The Contemplative Movement — Message from Garrett

Richard Rohr’s Daily Meditation From the Center for Action and Contemplation Week Forty-Eight: The Future of Christianity THE LIVING CHURCH

CAC teacher Rev. Dr. Barbara Holmes finds hope in the innovative, Spirit-empowered resilience of the Black church in the United States. In CAC’s recent webcast, The Future of Christianity, she reflected:

The contemplative movement—which is now finding roots in BIPOC [1] congregations and African-American traditional denominations—is growing, and I’m watching more and more people turn away from an entertainment-focused worship style and leaning more toward a growth that is internal rather than external. One of the reasons that the Black church has focused so much on music and exhortation is because in order to survive or to remain Christian, we had to look beyond the tenets of Christianity to the mystical. We had to be able to transcend, and the transcendence comes when you are singing a song that reaches a place that words can’t.
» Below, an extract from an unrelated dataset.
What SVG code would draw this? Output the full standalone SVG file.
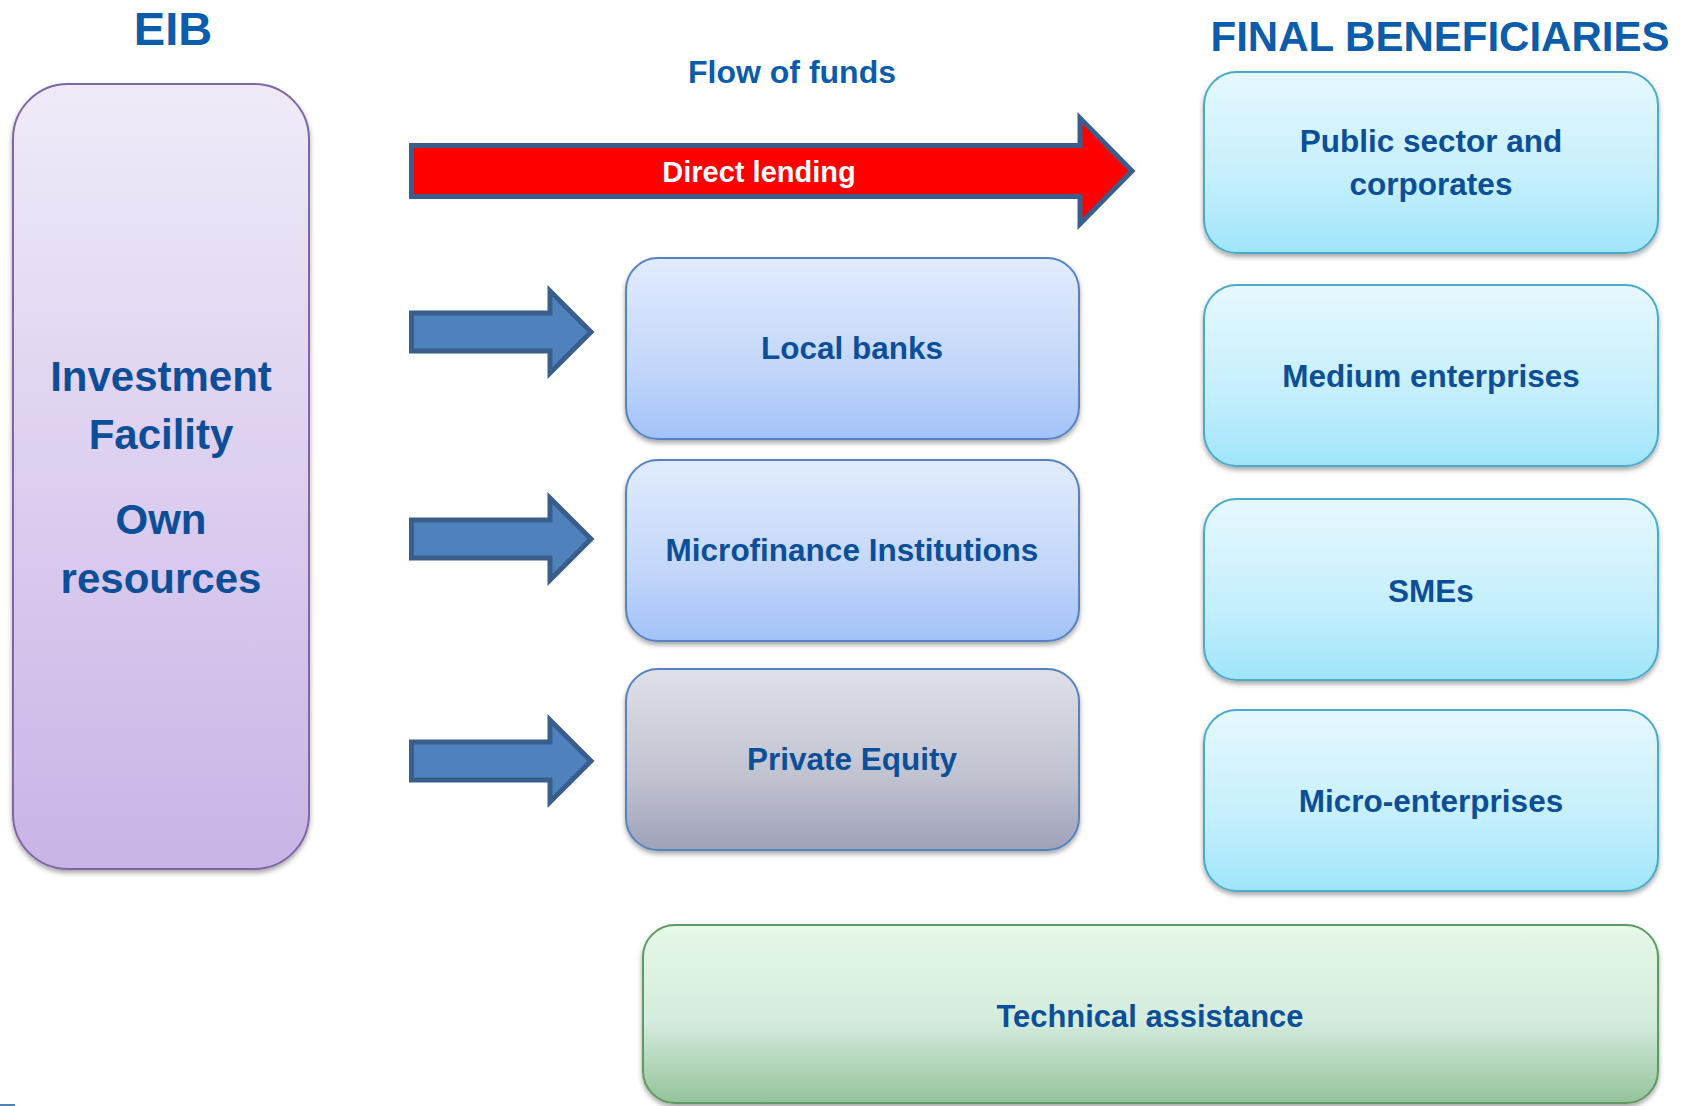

I was in church last Sunday, and we go to a very tiny little church on purpose, because I’m always looking for places where there’s a breakthrough of the presence of the Divine. I’m not so interested in articulate sermons. And they started singing a song “God Did It Suddenly”—this is before the preacher even took the pulpit—but suddenly there was this moment where everything changed: “God changed the way I walk, the way I talk, changed my attitude, and God did it suddenly.” It’s that understanding—that God can enter in, no matter how devious the Christian tenets have become with regard to race, and suddenly change everything, can change the hearts of your enemies, can make you strong enough to be able to stand, can give you power and can give you strength.

The other thing that made us stay Christian, I think, is that we read the Bible differently, thank God. We saw Jesus walking on water and acting like a shaman. We know shamans. We saw the walls of Jericho fall from walking. And we knew that this God that allowed us to be transported in chains from Africa was the God who could also free us. So we weren’t listening to what they told us Christianity was; we had an understanding of Christianity rooted in our own African understandings.

In Holmes’s experience, leadership and ministry didn’t come from official ordination, but from the movement of the Holy Spirit among the people: You always knew who had the gifts, ’cause they couldn’t fake it. If in their presence folks got healed, that was a healer. If they could walk up to you and tell you what your life had been and what was going to happen tomorrow, that was a discerner. And so there are all these gifted people around but they didn’t have any power within church structures, which made people like me realize that the real power was not in the structure of the church, but in the living church. The gifted prophets in our midst.

[1] BIPOC is an acronym for Black, Indigenous, People of Color.